Parenting

How to Take a Boy Into the Locker Room Without Scarring Him

You have to talk about it, but it doesn't have to be weird.

by Aaminah Khan

At some point in your young son’s life, he will accompany you for the first time into a locker room. The experience won’t be particularly noteworthy for you because you’re a grown man who’s been to a pool or a gym or experienced summer camp or gym class or life on Earth, which sometimes involves lockers, in general. But, for your son, it has the potential to be awkward or downright frightening to suddenly be surrounded by strange men in various degrees of undress if you haven’t had a basic conversation with him about human bodies. Fortunately, that conversation is easily had and easily understood by your toddler, who can process and handle more than you might think. Unfortunately, that conversation might make you feel weird. But it’s only weird if you make it weird.

Think of the locker room as a teaching opportunity — a classroom for casual nudity, healthy body image, and sexual understanding. “When you boil it down, it’s a discussion about body parts. It’s really easy,” says Stacey Honowitz, supervisor of the Sex Crimes and Child Abuse Unit for the Florida State Attorney’s office and author of Genius With a Penis, Don’t Touch. “It comes down to logic and common sense. It’s when you hide it, when you shelter kids from things, that they become unaware and you run into problems.” Still, like any good lesson, some prep-work is needed to drive it home.

Preparing kids for the locker room starts with talking about penises and vaginas. Those conversations should feature anatomically correct words, not euphemisms, and can start as early as age three. “Whenever you start teaching them about their body parts — when they start saying ‘There’s my nose, there’s my elbow’ — that’s how you get into the private parts,” Honowitz says. “You also want to talk about the fact that every boy and every man has that same private part of their body, but in boys it’s smaller and it changes and grows as boys get older and become men.”
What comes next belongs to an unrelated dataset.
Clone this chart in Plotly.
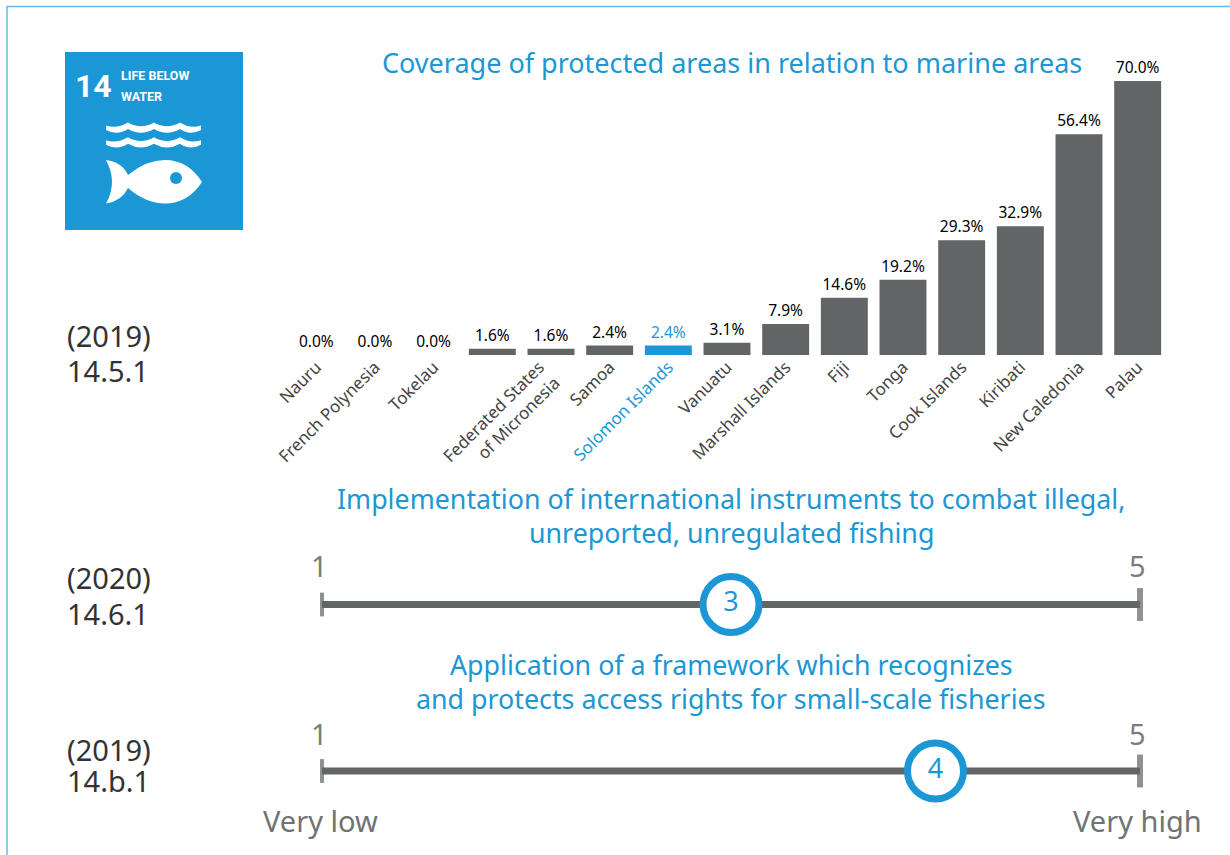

As boys leave the toddler phase and get a little bit older, you’ll employ the same technique of logic and forthrightness to layer on additional important details and nuances. Either that, or you’re going to end up fielding a lot of uncomfortable questions in public restrooms.
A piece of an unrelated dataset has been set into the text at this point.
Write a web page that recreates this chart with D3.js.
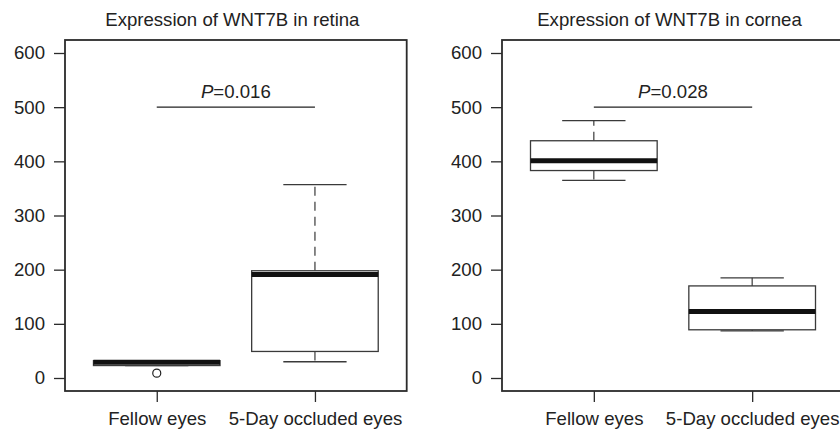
<!DOCTYPE html>
<html>
<head>
<meta charset="utf-8">
<script src="https://cdn.jsdelivr.net/npm/d3@7"></script>
<style>
  html, body { margin: 0; padding: 0; background: #fff; }
  text { font-family: "Liberation Sans", Arial, Helvetica, sans-serif; fill: #222; }
</style>
</head>
<body>
<svg id="chart" width="840" height="432"></svg>
<script>
// ---- Data ----
const categories = ["Fellow eyes", "5-Day occluded eyes"];
const yTicks = [0, 100, 200, 300, 400, 500, 600];

const retinaLow      = [23, 30];
const retinaQ1       = [23, 49];
const retinaMedian   = [29, 191];
const retinaQ3       = [32, 198];
const retinaHigh     = [32, 357];
const retinaOutliers = [[9], []];
const retinaTitle    = "Expression of WNT7B in retina";
const retinaP        = "0.016";

const corneaLow      = [365, 87];
const corneaQ1       = [383, 89];
const corneaMedian   = [401, 123];
const corneaQ3       = [438, 170];
const corneaHigh     = [475, 185];
const corneaOutliers = [[], []];
const corneaTitle    = "Expression of WNT7B in cornea";
const corneaP        = "0.028";

const pLineValue = 500;

// ---- Drawing ----
const svg = d3.select("#chart");
const frameColor = "#2b2b2b";
const boxColor = "#3a3a3a";
const fs = 18.6;

function drawPanel(left, right, title, low, q1, med, q3, high, outliers, pval) {
  const g = svg.append("g");
  const x = d3.scaleLinear().domain([0.42, 2.58]).range([left, right]);
  const y = d3.scaleLinear().domain([-24, 624]).range([391, 40]);
  const boxHalf = 0.4, capHalf = 0.2;

  categories.forEach((c, i) => {
    const cx = i + 1;
    g.append("line")
      .attr("x1", x(cx)).attr("x2", x(cx))
      .attr("y1", y(q3[i])).attr("y2", y(high[i]))
      .attr("stroke", boxColor).attr("stroke-width", 1.2).attr("stroke-dasharray", "9,6");
    g.append("line")
      .attr("x1", x(cx)).attr("x2", x(cx))
      .attr("y1", y(q1[i])).attr("y2", y(low[i]))
      .attr("stroke", boxColor).attr("stroke-width", 1.2).attr("stroke-dasharray", "9,6");
    [low[i], high[i]].forEach(v => {
      g.append("line")
        .attr("x1", x(cx - capHalf)).attr("x2", x(cx + capHalf))
        .attr("y1", y(v)).attr("y2", y(v))
        .attr("stroke", boxColor).attr("stroke-width", 1.3);
    });
    g.append("rect")
      .attr("x", x(cx - boxHalf)).attr("width", x(cx + boxHalf) - x(cx - boxHalf))
      .attr("y", y(q3[i])).attr("height", y(q1[i]) - y(q3[i]))
      .attr("fill", "#fff").attr("stroke", boxColor).attr("stroke-width", 1.3);
    g.append("line")
      .attr("x1", x(cx - boxHalf)).attr("x2", x(cx + boxHalf))
      .attr("y1", y(med[i])).attr("y2", y(med[i]))
      .attr("stroke", "#111").attr("stroke-width", 5);
    outliers[i].forEach(v => {
      g.append("circle")
        .attr("cx", x(cx)).attr("cy", y(v)).attr("r", 4)
        .attr("fill", "none").attr("stroke", "#222").attr("stroke-width", 1.2);
    });
  });

  g.append("rect")
    .attr("x", left).attr("y", 40)
    .attr("width", right - left).attr("height", 351)
    .attr("fill", "none").attr("stroke", frameColor).attr("stroke-width", 1.8);

  const yAxis = d3.axisLeft(y).tickValues(yTicks).tickSize(11).tickPadding(9);
  const ya = g.append("g").attr("transform", `translate(${left},0)`).call(yAxis);
  ya.select(".domain").remove();
  ya.selectAll(".tick line").attr("stroke", frameColor).attr("stroke-width", 1.3);
  ya.selectAll(".tick text").attr("font-size", fs).attr("fill", "#222")
    .attr("font-family", '"Liberation Sans", Arial, sans-serif');

  const xAxis = d3.axisBottom(x).tickValues([1, 2]).tickFormat((d) => categories[d - 1])
    .tickSize(11).tickPadding(10);
  const xa = g.append("g").attr("transform", "translate(0,391)").call(xAxis);
  xa.select(".domain").remove();
  xa.selectAll(".tick line").attr("stroke", frameColor).attr("stroke-width", 1.3);
  xa.selectAll(".tick text").attr("font-size", fs).attr("fill", "#222")
    .attr("font-family", '"Liberation Sans", Arial, sans-serif');

  g.append("text")
    .attr("x", (left + right) / 2 - 3.5).attr("y", 26)
    .attr("text-anchor", "middle").attr("font-size", fs)
    .text(title);

  g.append("line")
    .attr("x1", x(1)).attr("x2", x(2))
    .attr("y1", y(pLineValue)).attr("y2", y(pLineValue))
    .attr("stroke", "#222").attr("stroke-width", 1.3);
  const pt = g.append("text")
    .attr("x", (x(1) + x(2)) / 2).attr("y", y(pLineValue) - 9.5)
    .attr("text-anchor", "middle").attr("font-size", fs);
  pt.append("tspan").attr("font-style", "italic").text("P");
  pt.append("tspan").text("=" + pval);
}

drawPanel(65, 406.7, retinaTitle, retinaLow, retinaQ1, retinaMedian, retinaQ3, retinaHigh, retinaOutliers, retinaP);
drawPanel(502, 844, corneaTitle, corneaLow, corneaQ1, corneaMedian, corneaQ3, corneaHigh, corneaOutliers, corneaP);
</script>
</body>
</html>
“Talk about the fact that we all come in different shapes and sizes and that body shaming is a form of bullying. You shouldn’t shame someone for what their body looks like and the same holds true for anybody’s private parts,” Honowitz says. The other piece of the conversation, she notes, is the idea that each person’s private parts are theirs alone. “You never want anybody to make you feel uncomfortable, whether they make a comment, try to touch you, or try to make you touch them. If they do, that is something you have to report.” It might seem awkward, but kids are remarkably perceptive and will understand.

Once you’ve had those basic anatomy conversations, set aside some time to talk with your son when that first locker room experience is nigh. Using the same plain, logical language as before, explain what the locker room is, why it exists, and what you do in there. “Tell them, ‘This place is designated for changing and you might see someone else’s privates. We don’t do that on the outside, in public, but in this place, it’s allowed,’” says Honowitz. It’s important to also remind your kid that the rules of privacy and body shaming apply equally inside and outside the locker room. They would not comment on other peoples’ bodies outside of the locker room and they shouldn’t comment inside the locker room either.

It might also be worth noting that Barbicide is a bad thing to drink and that locks aren’t toys. But those are conversations you can also have in front of towel-wearing men.

“Using a locker room is an activity that’s going to start early and go on for the rest of their lives,” Honowitz says. “As long as they know about their privates and they know the parameters — we all have them, some people’s look different than others’, we don’t make fun, and we know no one can touch us and we can’t touch them — you’re going to be fine. It’s not going to be scary.”